◆ **Goal**
Repeat the material verbatim and drop the pictures.

◆ **Records**
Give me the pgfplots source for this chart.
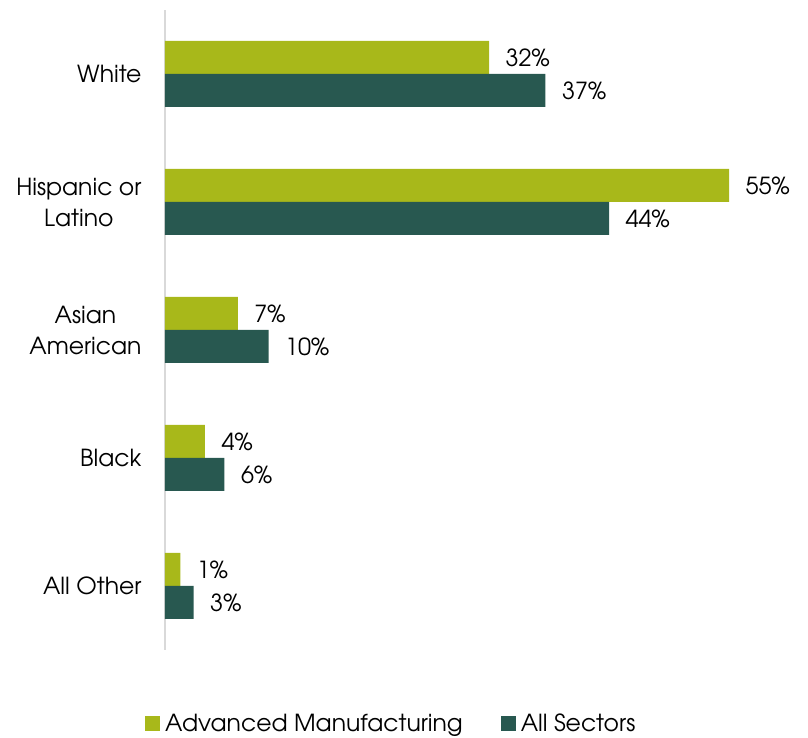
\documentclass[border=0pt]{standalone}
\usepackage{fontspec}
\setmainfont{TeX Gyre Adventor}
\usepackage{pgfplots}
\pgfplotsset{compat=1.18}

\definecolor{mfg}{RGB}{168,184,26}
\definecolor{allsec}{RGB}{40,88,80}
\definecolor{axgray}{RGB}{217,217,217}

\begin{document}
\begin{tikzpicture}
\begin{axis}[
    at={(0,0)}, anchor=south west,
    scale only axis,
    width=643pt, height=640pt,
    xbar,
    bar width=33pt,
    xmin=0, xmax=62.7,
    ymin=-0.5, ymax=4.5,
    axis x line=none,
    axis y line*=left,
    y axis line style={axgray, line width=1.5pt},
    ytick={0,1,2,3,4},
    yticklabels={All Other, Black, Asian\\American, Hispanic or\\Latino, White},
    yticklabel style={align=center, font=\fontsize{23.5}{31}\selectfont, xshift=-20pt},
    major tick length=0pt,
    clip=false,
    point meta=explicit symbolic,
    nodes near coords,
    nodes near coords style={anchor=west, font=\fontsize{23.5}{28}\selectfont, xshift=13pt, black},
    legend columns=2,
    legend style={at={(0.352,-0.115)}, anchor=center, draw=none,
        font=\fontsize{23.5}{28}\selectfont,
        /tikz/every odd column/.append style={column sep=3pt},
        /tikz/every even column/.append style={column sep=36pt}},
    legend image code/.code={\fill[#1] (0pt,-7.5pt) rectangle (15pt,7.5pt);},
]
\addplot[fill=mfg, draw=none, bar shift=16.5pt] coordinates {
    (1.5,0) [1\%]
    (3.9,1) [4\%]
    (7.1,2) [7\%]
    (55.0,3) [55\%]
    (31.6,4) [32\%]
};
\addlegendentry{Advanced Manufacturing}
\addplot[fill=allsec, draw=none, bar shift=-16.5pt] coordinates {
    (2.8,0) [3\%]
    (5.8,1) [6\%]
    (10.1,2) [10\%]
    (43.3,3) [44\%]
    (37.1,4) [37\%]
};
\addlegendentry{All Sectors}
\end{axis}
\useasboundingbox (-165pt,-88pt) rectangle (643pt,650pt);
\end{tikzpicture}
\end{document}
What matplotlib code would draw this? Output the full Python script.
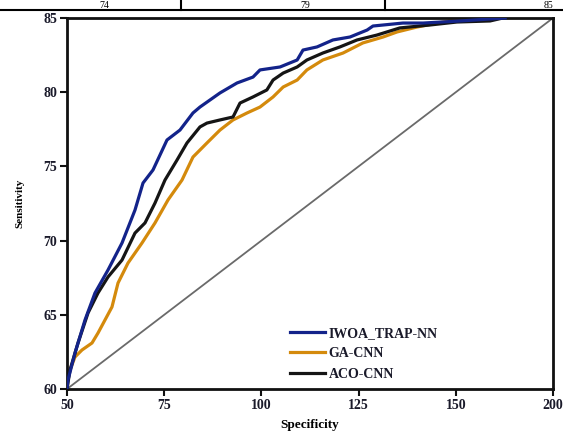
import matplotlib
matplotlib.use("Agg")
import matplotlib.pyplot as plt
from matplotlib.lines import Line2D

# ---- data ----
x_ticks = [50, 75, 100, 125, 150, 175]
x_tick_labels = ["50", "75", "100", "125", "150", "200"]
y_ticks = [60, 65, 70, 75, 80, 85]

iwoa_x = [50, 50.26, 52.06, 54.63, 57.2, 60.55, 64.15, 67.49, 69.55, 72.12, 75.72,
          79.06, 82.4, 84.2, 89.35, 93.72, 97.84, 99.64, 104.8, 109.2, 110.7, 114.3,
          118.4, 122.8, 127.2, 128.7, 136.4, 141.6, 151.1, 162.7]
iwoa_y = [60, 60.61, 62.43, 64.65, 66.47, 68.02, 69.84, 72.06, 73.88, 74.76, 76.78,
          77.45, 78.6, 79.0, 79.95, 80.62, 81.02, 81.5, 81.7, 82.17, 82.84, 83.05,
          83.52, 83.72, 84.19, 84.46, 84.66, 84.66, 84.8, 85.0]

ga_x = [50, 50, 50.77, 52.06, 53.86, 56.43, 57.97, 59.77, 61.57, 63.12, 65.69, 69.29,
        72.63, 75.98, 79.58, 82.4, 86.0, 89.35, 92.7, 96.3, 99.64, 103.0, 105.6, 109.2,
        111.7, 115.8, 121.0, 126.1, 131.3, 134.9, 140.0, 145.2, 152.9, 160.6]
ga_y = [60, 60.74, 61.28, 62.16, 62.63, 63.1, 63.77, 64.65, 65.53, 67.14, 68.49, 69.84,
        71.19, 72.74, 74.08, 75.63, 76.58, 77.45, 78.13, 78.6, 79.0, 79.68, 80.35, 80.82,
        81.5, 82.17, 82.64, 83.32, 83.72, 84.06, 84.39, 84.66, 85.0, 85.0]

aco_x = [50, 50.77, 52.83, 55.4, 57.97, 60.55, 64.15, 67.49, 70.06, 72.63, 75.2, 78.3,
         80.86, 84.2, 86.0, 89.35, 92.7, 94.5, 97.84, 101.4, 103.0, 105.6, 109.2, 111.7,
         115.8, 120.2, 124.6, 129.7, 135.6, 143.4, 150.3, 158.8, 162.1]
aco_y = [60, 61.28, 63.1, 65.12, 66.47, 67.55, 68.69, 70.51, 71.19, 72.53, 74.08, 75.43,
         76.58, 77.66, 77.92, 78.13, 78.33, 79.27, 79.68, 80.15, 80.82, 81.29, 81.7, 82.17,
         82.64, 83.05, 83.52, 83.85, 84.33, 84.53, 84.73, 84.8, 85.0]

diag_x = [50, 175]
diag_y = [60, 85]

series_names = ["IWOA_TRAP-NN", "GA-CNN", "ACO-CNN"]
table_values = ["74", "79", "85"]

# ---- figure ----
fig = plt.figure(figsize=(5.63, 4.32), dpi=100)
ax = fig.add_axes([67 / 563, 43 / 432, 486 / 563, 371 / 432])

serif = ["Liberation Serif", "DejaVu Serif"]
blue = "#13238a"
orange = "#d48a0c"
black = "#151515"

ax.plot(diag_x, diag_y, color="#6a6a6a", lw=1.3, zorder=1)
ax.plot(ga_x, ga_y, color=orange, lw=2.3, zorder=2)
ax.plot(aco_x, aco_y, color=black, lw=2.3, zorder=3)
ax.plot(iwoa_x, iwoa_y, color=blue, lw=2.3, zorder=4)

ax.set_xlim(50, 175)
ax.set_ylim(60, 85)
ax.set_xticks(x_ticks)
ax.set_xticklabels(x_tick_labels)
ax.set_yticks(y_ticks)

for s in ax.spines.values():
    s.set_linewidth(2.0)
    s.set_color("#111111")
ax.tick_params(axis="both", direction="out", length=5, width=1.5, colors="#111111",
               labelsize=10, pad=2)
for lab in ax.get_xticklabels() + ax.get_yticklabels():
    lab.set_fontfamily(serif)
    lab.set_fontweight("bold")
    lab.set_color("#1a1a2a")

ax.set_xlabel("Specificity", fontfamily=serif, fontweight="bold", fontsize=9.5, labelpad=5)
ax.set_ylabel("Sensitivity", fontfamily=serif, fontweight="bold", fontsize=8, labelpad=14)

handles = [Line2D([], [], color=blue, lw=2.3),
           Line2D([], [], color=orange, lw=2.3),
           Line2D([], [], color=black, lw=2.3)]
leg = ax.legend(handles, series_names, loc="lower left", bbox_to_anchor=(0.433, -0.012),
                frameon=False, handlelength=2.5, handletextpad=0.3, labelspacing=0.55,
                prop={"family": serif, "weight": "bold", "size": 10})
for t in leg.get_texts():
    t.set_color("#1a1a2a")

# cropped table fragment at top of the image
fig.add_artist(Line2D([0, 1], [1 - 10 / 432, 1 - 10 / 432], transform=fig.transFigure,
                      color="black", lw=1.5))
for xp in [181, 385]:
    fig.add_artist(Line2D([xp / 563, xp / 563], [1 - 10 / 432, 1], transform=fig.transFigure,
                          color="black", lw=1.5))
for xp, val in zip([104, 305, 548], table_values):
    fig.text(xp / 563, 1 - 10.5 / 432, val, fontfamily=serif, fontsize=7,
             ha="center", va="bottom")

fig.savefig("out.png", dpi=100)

◆ **Task solution**
Give me the pgfplots source for this chart.
\documentclass[border=0pt]{standalone}
\usepackage{fontspec}
\setmainfont{TeX Gyre Adventor}
\usepackage{pgfplots}
\pgfplotsset{compat=1.18}

\definecolor{mfg}{RGB}{168,184,26}
\definecolor{allsec}{RGB}{40,88,80}
\definecolor{axgray}{RGB}{217,217,217}

\begin{document}
\begin{tikzpicture}
\begin{axis}[
    at={(0,0)}, anchor=south west,
    scale only axis,
    width=643pt, height=640pt,
    xbar,
    bar width=33pt,
    xmin=0, xmax=62.7,
    ymin=-0.5, ymax=4.5,
    axis x line=none,
    axis y line*=left,
    y axis line style={axgray, line width=1.5pt},
    ytick={0,1,2,3,4},
    yticklabels={All Other, Black, Asian\\American, Hispanic or\\Latino, White},
    yticklabel style={align=center, font=\fontsize{23.5}{31}\selectfont, xshift=-20pt},
    major tick length=0pt,
    clip=false,
    point meta=explicit symbolic,
    nodes near coords,
    nodes near coords style={anchor=west, font=\fontsize{23.5}{28}\selectfont, xshift=13pt, black},
    legend columns=2,
    legend style={at={(0.352,-0.115)}, anchor=center, draw=none,
        font=\fontsize{23.5}{28}\selectfont,
        /tikz/every odd column/.append style={column sep=3pt},
        /tikz/every even column/.append style={column sep=36pt}},
    legend image code/.code={\fill[#1] (0pt,-7.5pt) rectangle (15pt,7.5pt);},
]
\addplot[fill=mfg, draw=none, bar shift=16.5pt] coordinates {
    (1.5,0) [1\%]
    (3.9,1) [4\%]
    (7.1,2) [7\%]
    (55.0,3) [55\%]
    (31.6,4) [32\%]
};
\addlegendentry{Advanced Manufacturing}
\addplot[fill=allsec, draw=none, bar shift=-16.5pt] coordinates {
    (2.8,0) [3\%]
    (5.8,1) [6\%]
    (10.1,2) [10\%]
    (43.3,3) [44\%]
    (37.1,4) [37\%]
};
\addlegendentry{All Sectors}
\end{axis}
\useasboundingbox (-165pt,-88pt) rectangle (643pt,650pt);
\end{tikzpicture}
\end{document}
What matplotlib code would draw this? Output the full Python script.
import matplotlib
matplotlib.use("Agg")
import matplotlib.pyplot as plt
from matplotlib.lines import Line2D

# ---- data ----
x_ticks = [50, 75, 100, 125, 150, 175]
x_tick_labels = ["50", "75", "100", "125", "150", "200"]
y_ticks = [60, 65, 70, 75, 80, 85]

iwoa_x = [50, 50.26, 52.06, 54.63, 57.2, 60.55, 64.15, 67.49, 69.55, 72.12, 75.72,
          79.06, 82.4, 84.2, 89.35, 93.72, 97.84, 99.64, 104.8, 109.2, 110.7, 114.3,
          118.4, 122.8, 127.2, 128.7, 136.4, 141.6, 151.1, 162.7]
iwoa_y = [60, 60.61, 62.43, 64.65, 66.47, 68.02, 69.84, 72.06, 73.88, 74.76, 76.78,
          77.45, 78.6, 79.0, 79.95, 80.62, 81.02, 81.5, 81.7, 82.17, 82.84, 83.05,
          83.52, 83.72, 84.19, 84.46, 84.66, 84.66, 84.8, 85.0]

ga_x = [50, 50, 50.77, 52.06, 53.86, 56.43, 57.97, 59.77, 61.57, 63.12, 65.69, 69.29,
        72.63, 75.98, 79.58, 82.4, 86.0, 89.35, 92.7, 96.3, 99.64, 103.0, 105.6, 109.2,
        111.7, 115.8, 121.0, 126.1, 131.3, 134.9, 140.0, 145.2, 152.9, 160.6]
ga_y = [60, 60.74, 61.28, 62.16, 62.63, 63.1, 63.77, 64.65, 65.53, 67.14, 68.49, 69.84,
        71.19, 72.74, 74.08, 75.63, 76.58, 77.45, 78.13, 78.6, 79.0, 79.68, 80.35, 80.82,
        81.5, 82.17, 82.64, 83.32, 83.72, 84.06, 84.39, 84.66, 85.0, 85.0]

aco_x = [50, 50.77, 52.83, 55.4, 57.97, 60.55, 64.15, 67.49, 70.06, 72.63, 75.2, 78.3,
         80.86, 84.2, 86.0, 89.35, 92.7, 94.5, 97.84, 101.4, 103.0, 105.6, 109.2, 111.7,
         115.8, 120.2, 124.6, 129.7, 135.6, 143.4, 150.3, 158.8, 162.1]
aco_y = [60, 61.28, 63.1, 65.12, 66.47, 67.55, 68.69, 70.51, 71.19, 72.53, 74.08, 75.43,
         76.58, 77.66, 77.92, 78.13, 78.33, 79.27, 79.68, 80.15, 80.82, 81.29, 81.7, 82.17,
         82.64, 83.05, 83.52, 83.85, 84.33, 84.53, 84.73, 84.8, 85.0]

diag_x = [50, 175]
diag_y = [60, 85]

series_names = ["IWOA_TRAP-NN", "GA-CNN", "ACO-CNN"]
table_values = ["74", "79", "85"]

# ---- figure ----
fig = plt.figure(figsize=(5.63, 4.32), dpi=100)
ax = fig.add_axes([67 / 563, 43 / 432, 486 / 563, 371 / 432])

serif = ["Liberation Serif", "DejaVu Serif"]
blue = "#13238a"
orange = "#d48a0c"
black = "#151515"

ax.plot(diag_x, diag_y, color="#6a6a6a", lw=1.3, zorder=1)
ax.plot(ga_x, ga_y, color=orange, lw=2.3, zorder=2)
ax.plot(aco_x, aco_y, color=black, lw=2.3, zorder=3)
ax.plot(iwoa_x, iwoa_y, color=blue, lw=2.3, zorder=4)

ax.set_xlim(50, 175)
ax.set_ylim(60, 85)
ax.set_xticks(x_ticks)
ax.set_xticklabels(x_tick_labels)
ax.set_yticks(y_ticks)

for s in ax.spines.values():
    s.set_linewidth(2.0)
    s.set_color("#111111")
ax.tick_params(axis="both", direction="out", length=5, width=1.5, colors="#111111",
               labelsize=10, pad=2)
for lab in ax.get_xticklabels() + ax.get_yticklabels():
    lab.set_fontfamily(serif)
    lab.set_fontweight("bold")
    lab.set_color("#1a1a2a")

ax.set_xlabel("Specificity", fontfamily=serif, fontweight="bold", fontsize=9.5, labelpad=5)
ax.set_ylabel("Sensitivity", fontfamily=serif, fontweight="bold", fontsize=8, labelpad=14)

handles = [Line2D([], [], color=blue, lw=2.3),
           Line2D([], [], color=orange, lw=2.3),
           Line2D([], [], color=black, lw=2.3)]
leg = ax.legend(handles, series_names, loc="lower left", bbox_to_anchor=(0.433, -0.012),
                frameon=False, handlelength=2.5, handletextpad=0.3, labelspacing=0.55,
                prop={"family": serif, "weight": "bold", "size": 10})
for t in leg.get_texts():
    t.set_color("#1a1a2a")

# cropped table fragment at top of the image
fig.add_artist(Line2D([0, 1], [1 - 10 / 432, 1 - 10 / 432], transform=fig.transFigure,
                      color="black", lw=1.5))
for xp in [181, 385]:
    fig.add_artist(Line2D([xp / 563, xp / 563], [1 - 10 / 432, 1], transform=fig.transFigure,
                          color="black", lw=1.5))
for xp, val in zip([104, 305, 548], table_values):
    fig.text(xp / 563, 1 - 10.5 / 432, val, fontfamily=serif, fontsize=7,
             ha="center", va="bottom")

fig.savefig("out.png", dpi=100)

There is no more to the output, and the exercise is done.